30 January 2007 Weather Discussion
This is a SLP/1000-500mb thickness map for 1200Z Tuesday 30 January 2007. There is a low center in the Gulf of Alaska with warm advection occuring to the northeast and cold advection occuring to the southeast. The regions of advection can easily be identified by where colored SLP contours cross the black thickness contours. Warm advection occurs where the geostrophic wind (parallel to the SLP contours with low pressure to the left) goes from large thickness (warm) to small thickness (cold), and cold advection occurs where the geostrophic wind goes from small thickness to large thickness.

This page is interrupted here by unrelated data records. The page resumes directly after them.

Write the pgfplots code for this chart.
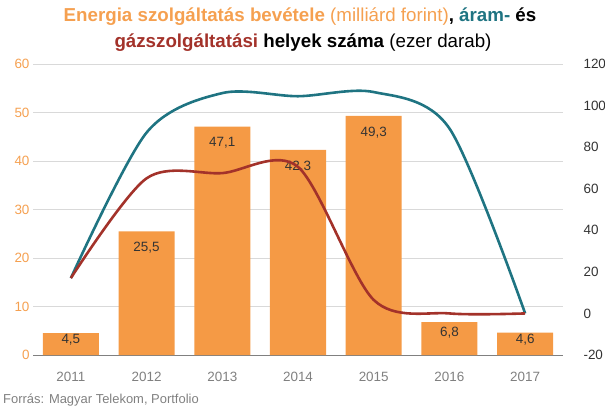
\documentclass[border=0pt]{standalone}
\usepackage{pgfplots}
\pgfplotsset{compat=1.18}
\usepackage{fontspec}
\setmainfont{Liberation Sans}
\definecolor{barorange}{HTML}{F59A45}
\definecolor{titleorange}{HTML}{F5A050}
\definecolor{aramteal}{HTML}{1F7482}
\definecolor{gazred}{HTML}{A3322A}
\definecolor{gridgray}{HTML}{D9D9D9}
\definecolor{xlabgray}{HTML}{808080}
\definecolor{darktext}{HTML}{333333}
\begin{document}
\begin{tikzpicture}[x=1bp,y=1bp]
\path[use as bounding box] (0,0) rectangle (605,413);
\begin{axis}[
  at={(33bp,58bp)}, anchor=south west, scale only axis,
  width=530bp, height=291bp,
  xmin=-0.5, xmax=6.5, ymin=0, ymax=60,
  ytick={0,10,...,60},
  xtick={0,...,6}, xticklabels={2011,2012,2013,2014,2015,2016,2017},
  axis y line*=left, axis x line*=bottom,
  y axis line style={draw=none},
  x axis line style={draw=xlabgray, line width=0.8bp, -},
  ymajorgrids, grid style={gridgray, line width=0.8bp},
  tick style={draw=none}, major tick length=0pt,
  /pgf/number format/assume math mode=true,
  yticklabel style={text=titleorange, font=\fontsize{13.5}{14}\selectfont},
  xticklabel style={text=xlabgray, font=\fontsize{13.5}{14}\selectfont, yshift=-14bp},
  clip=false,
]
\addplot[ybar, bar width=0.74, fill=barorange, draw=none] coordinates {
  (0,4.5) (1,25.5) (2,47.1) (3,42.3) (4,49.3) (5,6.8) (6,4.6)};
\addplot[draw=none, mark=none, nodes near coords, point meta=explicit symbolic,
  nodes near coords style={anchor=center, text=darktext, font=\fontsize{13.5}{14}\selectfont}]
  table[meta=label] {
x y label
0 3.1 {4,5}
1 22.1 {25,5}
2 43.8 {47,1}
3 38.8 {42,3}
4 45.8 {49,3}
5 4.7 {6,8}
6 3.1 {4,6}
};
\end{axis}
\begin{axis}[
  at={(33bp,58bp)}, anchor=south west, scale only axis,
  width=530bp, height=291bp,
  xmin=-0.5, xmax=6.5, ymin=-20, ymax=120,
  ytick={-20,0,...,120},
  axis y line*=right, axis x line=none,
  y axis line style={draw=none},
  tick style={draw=none}, major tick length=0pt,
  /pgf/number format/assume math mode=true,
  yticklabel style={text=darktext, font=\fontsize{13.5}{14}\selectfont, xshift=17bp},
  clip=false,
]
\addplot[aramteal, line width=2.6bp, smooth, mark=none] coordinates {
  (0,17) (1,87) (2,106) (3,104.5) (4,106.5) (5,89) (6,0)};
\addplot[gazred, line width=2.6bp, smooth, mark=none] coordinates {
  (0,17) (1,65) (2,67.5) (3,70.5) (4,6.5) (5,0) (6,0)};
\end{axis}
\node[font=\fontsize{18.8}{22}\selectfont] at (300,396) {\textbf{\color{titleorange}Energia szolgáltatás bevétele} {\color{titleorange}(milliárd forint)}\textbf{, {\color{aramteal}áram-} és}};
\node[font=\fontsize{18.8}{22}\selectfont] at (303,370) {\textbf{{\color{gazred}gázszolgáltatási} helyek száma} (ezer darab)};
\node[anchor=west, text=xlabgray, font=\fontsize{13}{14}\selectfont, inner sep=0pt] at (3,13) {Forrás: Magyar Telekom, Portfolio};
\end{tikzpicture}
\end{document}
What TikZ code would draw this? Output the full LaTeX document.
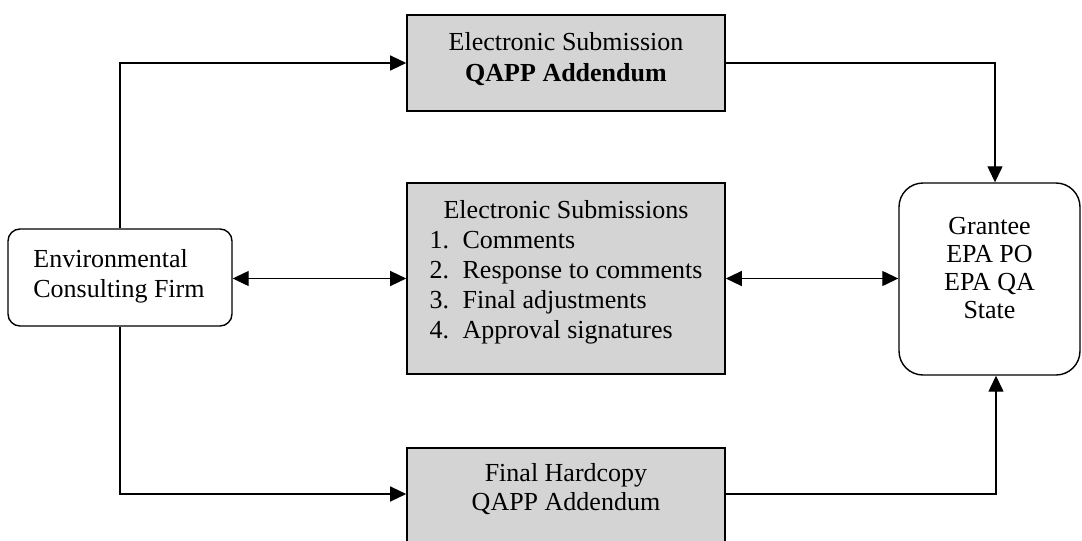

The warm front is located at the warm side of the region of warm advection, and the cold front is located at the warm side of the region of cold advection. Another cyclone is located over the central U.S., and a third cyclone is over the northwestern Atlantic. These latter two cyclones have occluded fronts where the SLP contours and thickness contours are rather parallel (no substantial temperature advection).
This is a SLP map with fronts for 1200Z Tuesday 30 January 2007. Note how the fronts in this map line up with the fronts identified in the SLP/thickness map.
This is a window channel IR image for 1200Z Tuesday 30 January 2007 from GOES-west. Note the high-top cloud region over the Alaskan Peninsula that occurs north of the surface warm front and the cloud band extending southward along the surface cold front. There are also a few mid-top clouds over southern California associated with the precipitation that occurred on this day.
This is a window channel IR image for 1200Z Tuesday 30 January 2007 from GOES-east. Note the high-top cloud band stretching across the southeastern U.S. that is ahead of the surface cold front. There is also another high-top cloud band over the western Atlantic that is associated with the cyclone there. A large area of low-level convective clouds occurs in the region of cold advection over the relatively warm Atlantic. A close look indicates that these clouds are arranged in lines that happen to be parallel to the near-surface wind (compare to the SLP/thickness map).
This is a skew-T chart for San Diego on 12Z 30 January 2007. There are several nearly saturated layers, which is consistent with the precipitation that occurred overnight. The dew point is not so close to temperature above the 500 hPa level, indicating that the upper troposphere is not saturated. This is consistent with the IR image that showed mid-top clouds instead of high-top clouds or low-top clouds. Winds in the lower troposphere are very weak, which is consistent with the very large spacing between SLP contours over southern California (weak pressure gradient corresponds to weak geostrophic wind).
This is a skew-T chart for a station on the Alaskan Penisula on 12Z 30 January 2007. Recall that this location is in a region of warm advection ahead of the surface warm front. Note that the winds turn anticyclonically (clockwise in the NH) with height from southeasterly near the surface to southerly in the upper troposphere. The atmosphere is nearly saturated all the way up to the tropopause, which is consistent with the high-top clouds seen in the IR image and the location of the station under the warm conveyor belt.
This is a skew-T chart for a station in Illinois on 12Z 30 January 2007. Recall that this location is in a region of cold advection behind the surface cold front. Note that the winds turn cyclonically (counterclockwise in the NH) from northwesterly near the surface to westerly in the upper troposphere. The atmosphere is not close to saturated except near the surface, but it is difficult to detect any low-level clouds in the IR image because they have nearly the same temperature as the cold surface.
This is a 500 mb height/vorticity map for 1200Z Tuesday 30 January 2007. Cyclonic vorticity (positive red color in the NH) occurs in the cutoff low offshore from Southern California and in the large trough over the north central U.S. Anticyclonic vorticity (negative blue color in the NH) occurs in the large ridge over western Canada. Note the strong dipole in positive and negative vorticity over the southwestern area of the Gulf of Alaska that is not associated with any turning of atmospheric winds. The geostrophic wind at 500 mb instead goes straight towards the north, and the contour spacing is closest in between the positive and negative vorticity centers. This means the strongest wind is located between the vorticity centers with weaker wind on either side. The horizontal shear in wind speed creates anticyclonic (clockwise in the NH) turning on the left side of the jet and cyclonic (counterclockwise in the NH) turning on the right side of the jet.
This is map that shows pressure vertical velocity at 700 mb. Because pressure decreases with height, negative values (blue) correspond to upward motion and positive values (orange) correspond to downward motion. The upward motion over southern California appears to be associated with cyclonic vorticity advection. Other areas of upward motion in the map are associated with cyclonic vorticity advection or warm advection. Areas of downward motion are generally associated with anticyclonic vorticity advection or cold advection. Sometimes the effects of vorticity advection oppose the effects of temperature advection so that no vertical motion occurs.